- L’étude approfondie du fonctionnement d’une exploitation devient optionnelle

L’insertion de nouvelles disciplines dans l'enseignement répond à la nécessité d’offrir des perspectives professionnelles plus larges. Avec leur introduction, surgissent, à plusieurs reprises, des questions touchant à la place des enseignements ou des mises en situation dans le cursus. Les débats sur la place du « cas concret » apportent un premier éclairage sur le rôle que l’école veut donner à l’enseignement agricole.

Au cours de l’année 1987, en prolongement des travaux sur l’organisation des cinq années d’études, la commission « Cas concret », rassemblant la plupart des membres du département « sciences et techniques de la production agricole », souhaite que l’opération ‘« étude approfondie d’une exploitation agricole, pièce maîtresse de l’enseignement » ’ 498 ait lieu en quatrième année et fasse suite à l’étude socio-économique. Les raisons mises en avant font appel au principe de cohérence ‘: « il est souhaitable dans toute formation qu’il n’y ait pas de rupture dans la progression d’un enseignement. Une concentration trop importante de « techniques » en troisième année va à l’encontre de cet objectif. »’ 499

Cette demande déclenche de vives polémiques, en particulier entre agronomes et sociologues. En modifiant le système de dépendance mutuelle entre les enseignements d’agronomie et ceux de sociologie, elle remet en cause, de manière implicite, la hiérarchie entre les savoirs, car elle change l’ordre précédemment établi : sciences fondamentales, agronomie et disciplines techniques, puis sciences économiques et sociologie.

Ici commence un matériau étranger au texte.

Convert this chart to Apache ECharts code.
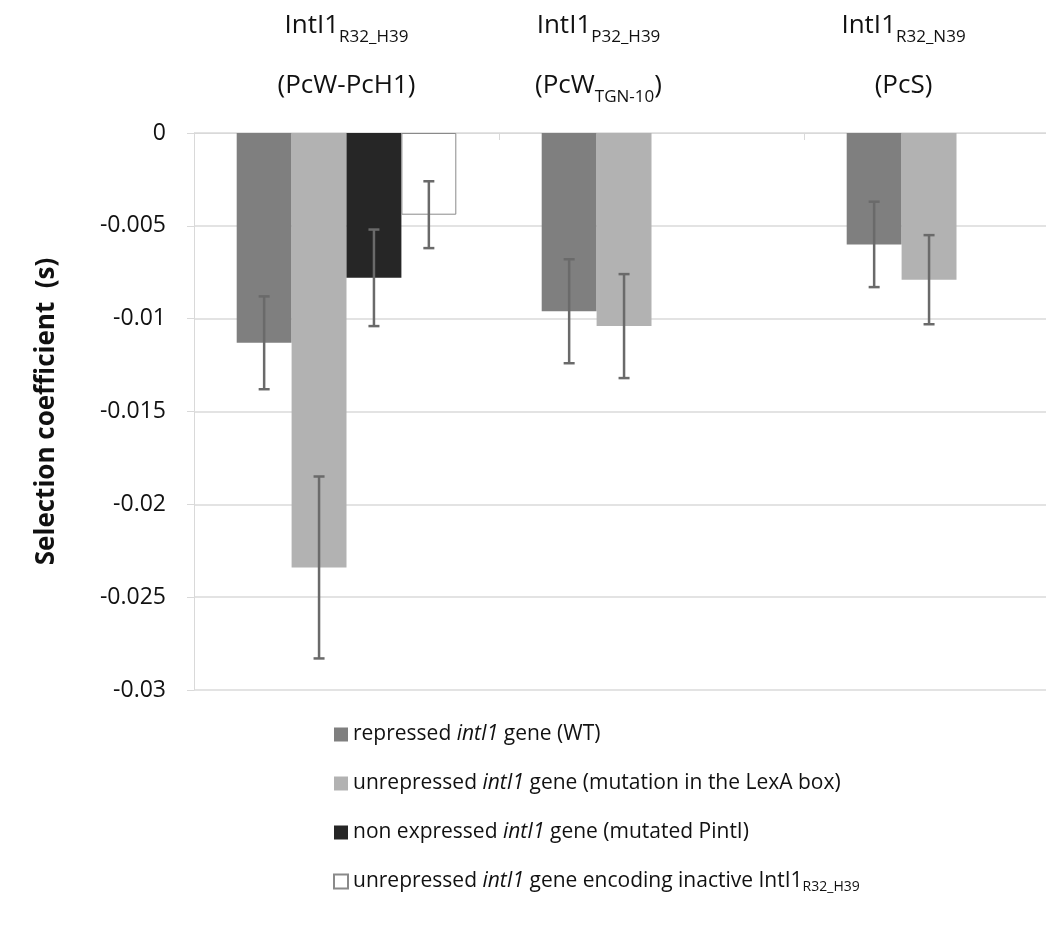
<!DOCTYPE html>
<html>
<head>
<meta charset="utf-8">
<script src="https://cdn.jsdelivr.net/npm/echarts@6/dist/echarts.min.js"></script>
<style>
  html, body { margin: 0; padding: 0; background: #fff; }
  #chart { width: 1046px; height: 926px; }
</style>
</head>
<body>
<div id="chart"></div>
<script>
// groups (top labels): main name, subscript, second line
const groupNames = ['IntI1', 'IntI1', 'IntI1']
const groupSubs = ['R32_H39', 'P32_H39', 'R32_N39']
const groupHosts = ['(PcW-PcH1)', '(PcW{s2|TGN-10})', '(PcS)']

const seriesNames = [
  'repressed intI1 gene (WT)',
  'unrepressed intI1 gene (mutation in the LexA box)',
  'non expressed intI1 gene (mutated PintI)',
  'unrepressed intI1 gene encoding inactive IntI1 R32_H39'
]
// selection coefficient per group
const repressed = [-0.0113, -0.0096, -0.0060]
const unrepressed = [-0.0234, -0.0104, -0.0079]
const nonExpressed = [-0.0078, null, null]
const inactive = [-0.0044, null, null]
// error (+/-)
const repressedErr = [0.0025, 0.0028, 0.0023]
const unrepressedErr = [0.0049, 0.0028, 0.0024]
const nonExpressedErr = [0.0026, null, null]
const inactiveErr = [0.0018, null, null]

const yTicks = { min: -0.03, max: 0, interval: 0.005 }

const values = [repressed, unrepressed, nonExpressed, inactive]
const errors = [repressedErr, unrepressedErr, nonExpressedErr, inactiveErr]
const colors = ['#7f7f7f', '#b2b2b2', '#262626', '#ffffff']

const FONT = 'Open Sans'
const chart = echarts.init(document.getElementById('chart'))

const errData = []
values.forEach((arr, s) => {
  arr.forEach((v, i) => {
    if (v == null) return
    errData.push([i, s, v - errors[s][i], v + errors[s][i]])
  })
})

const legendRich = {
  t: { fontFamily: FONT, fontSize: 21, color: '#111' },
  i: { fontFamily: FONT, fontSize: 21, color: '#111', fontStyle: 'italic' },
  s: { fontFamily: FONT, fontSize: 14, color: '#111', padding: [11, 0, 0, 0] }
}
function legendText (name) {
  let txt = name.replace(/intI1/g, '}{i|intI1}{t|')
  txt = txt.replace(/IntI1 R32_H39/, 'IntI1}{s|R32_H39}{t|')
  return ('{t|' + txt + '}').replace(/\{t\|\}/g, '')
}

chart.setOption({
  backgroundColor: '#fff',
  animation: false,
  grid: { left: 194, top: 133, width: 915, height: 557, outerBoundsMode: 'none', containLabel: false },
  legend: {
    orient: 'vertical',
    left: 328,
    top: 718,
    icon: 'rect',
    itemWidth: 14,
    itemHeight: 14,
    itemGap: 26,
    data: seriesNames,
    formatter: legendText,
    textStyle: { fontFamily: FONT, fontSize: 21, lineHeight: 23, color: '#111', rich: legendRich }
  },
  xAxis: {
    type: 'category',
    position: 'top',
    data: groupNames.map((n, i) => ({
      value: n + '#' + groupSubs[i] + '#' + groupHosts[i],
      textStyle: i > 0 ? { padding: [0, 106, 0, 0] } : {}
    })),
    axisLine: { lineStyle: { color: '#d9d9d9', width: 1 } },
    axisTick: { show: true, inside: true, length: 7, lineStyle: { color: '#d9d9d9' } },
    axisLabel: {
      margin: 17,
      formatter: v => {
        const p = v.split('#')
        return '{a|' + p[0] + '}{s|' + p[1] + '}\n{a|' + p[2].replace('{s2|', '}{s|').replace('})', '}{a|)') + '}'
      },
      rich: {
        a: { fontFamily: FONT, fontSize: 26, color: '#111', lineHeight: 60 },
        s: { fontFamily: FONT, fontSize: 17, color: '#111', lineHeight: 60, padding: [22, 0, 0, 0] }
      }
    },
    splitLine: { show: false }
  },
  yAxis: {
    type: 'value',
    min: yTicks.min,
    max: yTicks.max,
    interval: yTicks.interval,
    name: 'Selection coefficient  (s)',
    nameLocation: 'middle',
    nameGap: 134,
    nameTextStyle: { fontFamily: FONT, fontSize: 26, fontWeight: 'bold', color: '#111' },
    axisLine: { show: true, lineStyle: { color: '#d9d9d9' } },
    axisTick: { show: true, length: 7, lineStyle: { color: '#d9d9d9' } },
    axisLabel: { margin: 28, fontFamily: FONT, fontSize: 23, color: '#111' },
    splitLine: { lineStyle: { color: '#e3e3e3', width: 2 } }
  },
  series: values.map((arr, s) => ({
    name: seriesNames[s],
    type: 'bar',
    data: arr,
    barGap: '0%',
    barCategoryGap: '28%',
    itemStyle: {
      color: colors[s],
      borderColor: s === 3 ? '#8a8a8a' : colors[s],
      borderWidth: s === 3 ? 1 : 0
    }
  })).concat([{
    type: 'custom',
    name: 'err',
    z: 10,
    data: errData,
    renderItem: (params, api) => {
      const band = api.size([1, 0])[0]
      const center = api.coord([api.value(0), 0])[0]
      const bw = band * 0.18
      const x = center - 2 * bw + (api.value(1) + 0.5) * bw
      const y1 = api.coord([api.value(0), api.value(2)])[1]
      const y2 = api.coord([api.value(0), api.value(3)])[1]
      const st = { stroke: '#6a6a6a', lineWidth: 2.5 }
      return {
        type: 'group',
        children: [
          { type: 'line', shape: { x1: x, y1: y1, x2: x, y2: y2 }, style: st },
          { type: 'line', shape: { x1: x - 5.5, y1: y1, x2: x + 5.5, y2: y1 }, style: st },
          { type: 'line', shape: { x1: x - 5.5, y1: y2, x2: x + 5.5, y2: y2 }, style: st }
        ]
      }
    }
  }])
})
</script>
</body>
</html>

Le changement souhaité trouve son sens au regard des évolutions récentes du cursus. L’élargissement du champ cognitif et le positionnement en fin de cycle des enseignements tournés vers l’entreprise apparaissent défavorables aux enseignements agricoles, essentiellement situés en troisième année. Le « cas concret d’exploitation » risque donc d’être perçu comme une opération secondaire dans la formation de l’ingénieur I.S.A.R.A. et de perdre une partie de son prestige. La hiérarchie entre disciplines, mais aussi entre les mises en situations, exprimée en particulier par la position dans le cursus, porte l’empreinte de choix professionnels plus ou moins explicites. Une manière de renouveler l’intérêt et le prestige de l’étude approfondie de l’exploitation agricole serait de la placer parallèlement aux enseignements liés à l’entreprise, c’est-à-dire en quatrième année.

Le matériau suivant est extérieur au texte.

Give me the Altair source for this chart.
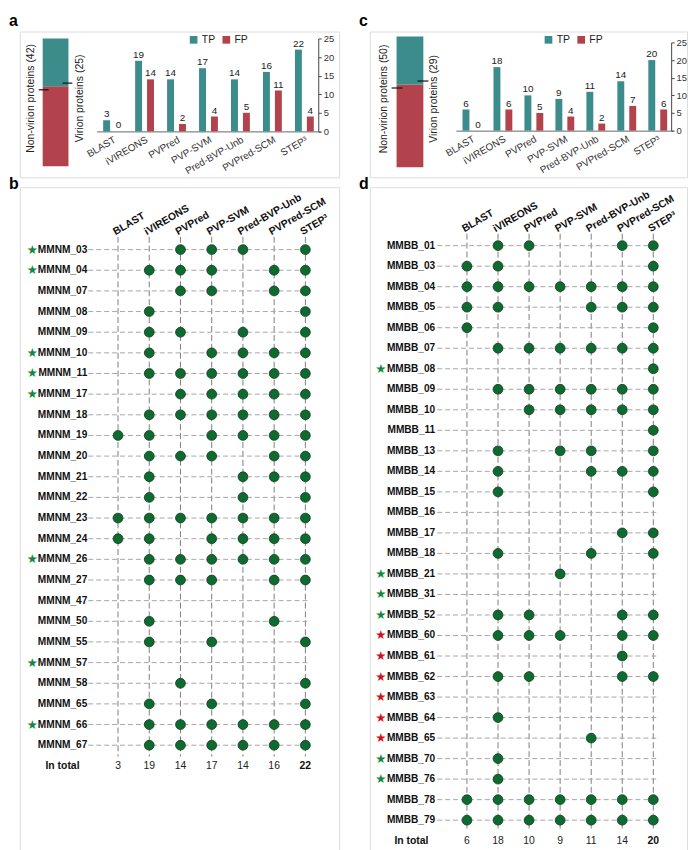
import altair as alt
import pandas as pd

# ---------------- data ----------------
methods = ["BLAST", "iVIREONS", "PVPred", "PVP-SVM", "Pred-BVP-Unb", "PVPred-SCM", "STEP³"]

a_tp = [3, 19, 14, 17, 14, 16, 22]
a_fp = [0, 14, 2, 4, 5, 11, 4]
a_virion = 25
a_nonvirion = 42

c_tp = [6, 18, 10, 9, 11, 14, 20]
c_fp = [0, 6, 5, 4, 2, 7, 6]
c_virion = 29
c_nonvirion = 50

b_rows = ["MMNM_03", "MMNM_04", "MMNM_07", "MMNM_08", "MMNM_09", "MMNM_10", "MMNM_11",
          "MMNM_17", "MMNM_18", "MMNM_19", "MMNM_20", "MMNM_21", "MMNM_22", "MMNM_23",
          "MMNM_24", "MMNM_26", "MMNM_27", "MMNM_47", "MMNM_50", "MMNM_55", "MMNM_57",
          "MMNM_58", "MMNM_65", "MMNM_66", "MMNM_67"]
b_hits = ["0011101", "0111011", "0011011", "0100001", "0110101", "0101111", "0111111",
          "0011111", "0111111", "1101111", "0111011", "0100111", "0100101", "1111111",
          "1101111", "0111111", "0111011", "0000000", "0100010", "0101001", "0000000",
          "0010001", "0101001", "0111111", "0111111"]
b_stars = ["green", "green", "", "", "", "green", "green",
           "green", "", "", "", "", "", "",
           "", "green", "", "", "", "", "green",
           "", "", "green", ""]

d_rows = ["MMBB_01", "MMBB_03", "MMBB_04", "MMBB_05", "MMBB_06", "MMBB_07", "MMBB_08",
          "MMBB_09", "MMBB_10", "MMBB_11", "MMBB_13", "MMBB_14", "MMBB_15", "MMBB_16",
          "MMBB_17", "MMBB_18", "MMBB_21", "MMBB_31", "MMBB_52", "MMBB_60", "MMBB_61",
          "MMBB_62", "MMBB_63", "MMBB_64", "MMBB_65", "MMBB_70", "MMBB_76", "MMBB_78",
          "MMBB_79"]
d_hits = ["0110011", "1100001", "1111111", "1100111", "1000001", "0111111", "0000001",
          "0111111", "0011111", "0000001", "0101101", "0100111", "0100001", "0000000",
          "0000011", "0100101", "0001000", "0000000", "0110011", "0111011", "0000010",
          "0110011", "0000000", "0100000", "0000100", "0100000", "0100000", "1111111",
          "1111111"]
d_stars = ["", "", "", "", "", "", "green",
           "", "", "", "", "", "", "",
           "", "", "green", "green", "green", "red", "red",
           "red", "red", "red", "red", "green", "green", "",
           ""]

# ---------------- style ----------------
TEAL = "#3b8c8b"
RED = "#b2434c"
DOT = "#0e6b30"
STAR_GREEN = "#12893c"
STAR_RED = "#d0121b"
FONT = "Liberation Sans"
ONE = pd.DataFrame({"k": [0]})


def bar_panel(label, tp, fp, virion, nonvirion, W, H, stack_x, stack_y,
              band_rng, y_rng, yoff, xoff, leg_x, tick_l, tick_r, lab_l, lab_r, lab_y):
    total = virion + nonvirion
    sx = alt.Scale(domain=[0, 1], range=stack_x, nice=False, zero=False)
    sy = alt.Scale(domain=[0, total], range=stack_y, nice=False, zero=False)
    stack_df = pd.DataFrame({"cls": ["Non-virion", "Virion"],
                             "lo": [0, nonvirion], "hi": [nonvirion, total]})
    stack = alt.Chart(stack_df).mark_rect().encode(
        x=alt.XDatum(0, scale=sx, axis=None),
        x2=alt.X2Datum(1),
        y=alt.Y("lo:Q", scale=sy, axis=None),
        y2="hi:Q",
        color=alt.Color("cls:N", scale=alt.Scale(domain=["Virion", "Non-virion"],
                                                 range=[TEAL, RED]), legend=None),
    )
    tl = alt.Chart(ONE).mark_rule(color="#111", strokeWidth=1.2).encode(
        x=alt.XDatum(tick_l[0], scale=sx, axis=None), x2=alt.X2Datum(tick_l[1]),
        y=alt.YDatum(tick_l[2], scale=sy, axis=None))
    tr = alt.Chart(ONE).mark_rule(color="#111", strokeWidth=1.2).encode(
        x=alt.XDatum(tick_r[0], scale=sx, axis=None), x2=alt.X2Datum(tick_r[1]),
        y=alt.YDatum(tick_r[2], scale=sy, axis=None))
    ll = alt.Chart(ONE).mark_text(angle=270, fontSize=10.5, color="#222",
                                  align="center", baseline="middle").encode(
        x=alt.XDatum(lab_l, scale=sx, axis=None),
        y=alt.YDatum(lab_y, scale=sy, axis=None),
        text=alt.value(f"Non-virion proteins ({nonvirion})"))
    lr = alt.Chart(ONE).mark_text(angle=270, fontSize=10.5, color="#222",
                                  align="center", baseline="middle").encode(
        x=alt.XDatum(lab_r, scale=sx, axis=None),
        y=alt.YDatum(lab_y, scale=sy, axis=None),
        text=alt.value(f"Virion proteins ({virion})"))
    stack_group = alt.layer(stack, tl, tr, ll, lr)

    bar_df = pd.DataFrame({"method": methods * 2,
                           "type": ["TP"] * 7 + ["FP"] * 7,
                           "v": tp + fp})
    xenc = alt.X("method:N", sort=methods,
                 scale=alt.Scale(domain=methods, range=band_rng,
                                 paddingInner=0, paddingOuter=0),
                 axis=alt.Axis(orient="bottom", offset=xoff, title=None, ticks=False,
                               labelAngle=330, labelFontSize=10, labelColor="#333",
                               labelPadding=3, domainColor="#666", grid=False))
    xo = alt.XOffset("type:N", sort=["TP", "FP"],
                     scale=alt.Scale(domain=["TP", "FP"], paddingInner=0.42,
                                     paddingOuter=0.55))
    yenc = alt.Y("v:Q", scale=alt.Scale(domain=[0, 25], range=y_rng, nice=False, zero=False),
                 axis=alt.Axis(orient="right", offset=yoff, title=None, grid=False,
                               values=[0, 5, 10, 15, 20, 25], tickSize=3,
                               labelFontSize=9.5, labelColor="#333", labelPadding=2,
                               domainColor="#444", tickColor="#444"))
    bars = alt.Chart(bar_df).mark_bar().encode(
        x=xenc, xOffset=xo, y=yenc,
        color=alt.Color("type:N",
                        scale=alt.Scale(domain=["TP", "FP"], range=[TEAL, RED]),
                        legend=alt.Legend(orient="none", legendX=leg_x, legendY=3,
                                          direction="horizontal", title=None,
                                          symbolType="square", symbolSize=60,
                                          symbolStrokeWidth=0, labelFontSize=10.5,
                                          labelOffset=3, columnPadding=6, padding=0,
                                          labelColor="#222")))
    txt = alt.Chart(bar_df).mark_text(dy=-3, baseline="alphabetic", fontSize=10,
                                      color="#222").encode(
        x=xenc, xOffset=xo, y=yenc, text="v:Q")
    bars_group = alt.layer(bars, txt)

    return alt.layer(stack_group, bars_group).resolve_scale(
        x="independent", y="independent", color="independent"
    ).properties(
        width=W, height=H,
        title=alt.TitleParams(label, anchor="start", frame="group", offset=0,
                              baseline="top", dx=-11, dy=-3, fontSize=16,
                              fontWeight="bold", color="black"))


def matrix_panel(label, rows, hits, stars, W, H, xr, yr, lab_x, star_x, tot_x,
                 head_y, vl, hl):
    n = len(rows)
    xs = alt.Scale(domain=[0, 6], range=xr, nice=False, zero=False)
    ys = alt.Scale(domain=[0, n], range=yr, nice=False, zero=False)
    row_df = pd.DataFrame({"row": rows, "i": list(range(n)), "star": stars})
    hit_df = pd.DataFrame([{"i": i, "c": j} for i, h in enumerate(hits)
                           for j, ch in enumerate(h) if ch == "1"])
    col_df = pd.DataFrame({"c": list(range(7)), "m": methods,
                           "tot": [sum(h[j] == "1" for h in hits) for j in range(7)]})

    vlines = alt.Chart(col_df).mark_rule(color="#7d7d7d", strokeDash=[6, 3],
                                         strokeWidth=1).encode(
        x=alt.X("c:Q", scale=xs, axis=None),
        y=alt.YDatum(vl[0], scale=ys, axis=None), y2=alt.Y2Datum(vl[1]))
    hlines = alt.Chart(row_df).mark_rule(color="#a6a6a6", strokeDash=[5, 3],
                                         strokeWidth=1).encode(
        y=alt.Y("i:Q", scale=ys, axis=None),
        x=alt.XDatum(hl[0], scale=xs, axis=None), x2=alt.X2Datum(hl[1]))
    dots = alt.Chart(hit_df).mark_circle(size=98, color=DOT, opacity=1,
                                         stroke="#163a1f", strokeWidth=0.8).encode(
        x=alt.X("c:Q", scale=xs, axis=None), y=alt.Y("i:Q", scale=ys, axis=None))
    labels = alt.Chart(row_df).mark_text(align="right", baseline="middle",
                                         fontWeight="bold", fontSize=10.2,
                                         color="#111").encode(
        x=alt.XDatum(lab_x, scale=xs, axis=None), y=alt.Y("i:Q", scale=ys, axis=None),
        text="row:N")
    star = alt.Chart(row_df).transform_filter("datum.star != ''").mark_text(
        align="center", baseline="middle", fontSize=12.5, font="DejaVu Sans").encode(
        x=alt.XDatum(star_x, scale=xs, axis=None), y=alt.Y("i:Q", scale=ys, axis=None),
        text=alt.value("★"),
        color=alt.Color("star:N", scale=alt.Scale(domain=["green", "red"],
                                                  range=[STAR_GREEN, STAR_RED]),
                        legend=None))
    heads = alt.Chart(col_df).mark_text(angle=330, align="left", baseline="alphabetic",
                                        fontWeight="bold", fontSize=10.5, dx=-3,
                                        color="#111").encode(
        x=alt.X("c:Q", scale=xs, axis=None),
        y=alt.YDatum(head_y, scale=ys, axis=None), text="m:N")
    tots = alt.Chart(col_df).transform_filter("datum.c < 6").mark_text(
        fontSize=10.5, baseline="middle", color="#222").encode(
        x=alt.X("c:Q", scale=xs, axis=None),
        y=alt.YDatum(n, scale=ys, axis=None), text="tot:Q")
    tot_last = alt.Chart(col_df).transform_filter("datum.c == 6").mark_text(
        fontSize=10.5, baseline="middle", fontWeight="bold", color="#111").encode(
        x=alt.X("c:Q", scale=xs, axis=None),
        y=alt.YDatum(n, scale=ys, axis=None), text="tot:Q")
    intot = alt.Chart(pd.DataFrame({"t": ["In total"]})).mark_text(
        fontSize=10.5, baseline="middle", fontWeight="bold", color="#111").encode(
        x=alt.XDatum(tot_x, scale=xs, axis=None),
        y=alt.YDatum(n, scale=ys, axis=None), text="t:N")

    return alt.layer(vlines, hlines, dots, labels, star, heads, tots, tot_last,
                     intot).properties(
        width=W, height=H,
        title=alt.TitleParams(label, anchor="start", frame="group", offset=0,
                              baseline="top", dx=-11, dy=5, fontSize=16,
                              fontWeight="bold", color="black"))


pa = bar_panel("a", a_tp, a_fp, a_virion, a_nonvirion, 322, 147,
               stack_x=[23, 49], stack_y=[136, 7], band_rng=[77.4, 303.1],
               y_rng=[100.75, 7], yoff=-21, xoff=-46.25, leg_x=170,
               tick_l=(-0.154, 0.23, 40.1), tick_r=(0.77, 1.15, 43.6),
               lab_l=-0.46, lab_r=1.46, lab_y=35.6)
pc = bar_panel("c", c_tp, c_fp, c_virion, c_nonvirion, 320, 147,
               stack_x=[27, 54], stack_y=[137, 5], band_rng=[86.9, 305.6],
               y_rng=[100, 11], yoff=-16, xoff=-47, leg_x=175,
               tick_l=(-0.185, 0.22, 47.9), tick_r=(0.78, 1.19, 52.1),
               lab_l=-0.48, lab_r=1.41, lab_y=41.3)
pb = matrix_panel("b", b_rows, b_hits, b_stars, 322, 669,
                  xr=[99, 288], yr=[63, 583.8], lab_x=-0.984, star_x=-2.746,
                  tot_x=-1.778, head_y=-0.77, vl=(-0.62, 24.55), hl=(-0.952, 6.127))
pd_ = matrix_panel("d", d_rows, d_hits, d_stars, 320, 669,
                   xr=[98, 286], yr=[59, 659.3], lab_x=-1.021, star_x=-2.777,
                   tot_x=-1.787, head_y=-0.72, vl=(-0.58, 28.45), hl=(-0.957, 6.128))

chart = alt.concat(pa, pc, pb, pd_, columns=2, spacing={"row": 10, "column": 31},
                   bounds="flush").resolve_scale(
    color="independent").resolve_legend(color="independent").properties(
    padding=0, background="white"
).configure_view(stroke="black", strokeWidth=1.8).configure(font=FONT)

chart.save("out.html", embed_options={"renderer": "svg", "actions": False})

Au terme de longues discussions, la direction décide le maintien de l’étude socio-économique entre la troisième et quatrième année, avant tout pour des raisons d’ordre pratique,500 et demande de modifier l’organisation du « cas concret ».

L’étude approfondie de l’exploitation agricole sera désormais envisagée en deux étapes : la première, placée en troisième année, concerne les diagnostics partiels (diagnostics du système de culture et du système d’élevage) et fait suite aux enseignements dispensés en deuxième et troisième années, tandis que la seconde, le diagnostic global de l’exploitation, basé sur l’approche systémique, est reporté en quatrième année (diagnostics économique et global).

Pratiquement, le diagnostic global de l’exploitation a été optionnel dès sa mise en place (1989), les étudiants pouvant choisir entre l’analyse systémique de l’exploitation ou un travail personnel sur un thème de leur choix. Il était désormais admis qu’un certain nombre d’étudiants (dans les faits, près de 80%) pouvait se dispenser de l’apprentissage des méthodes d’analyse du fonctionnement d’une exploitation agricole.

Le rôle central des enseignements agricoles dans le curriculum est controversé, sans qu’il soit encore possible de parvenir à un consensus sur la place à lui donner.

Notes
498.

Travaux de la Commission « Cas Concret », I.S.A.R.A., 1987, 2 p.

499.

ibidem.

500.

L’étude socio-économique se déroule sur une période de onze à douze mois, allant de la recherche des sujets à la restitution des résultats de l’étude au commanditaire.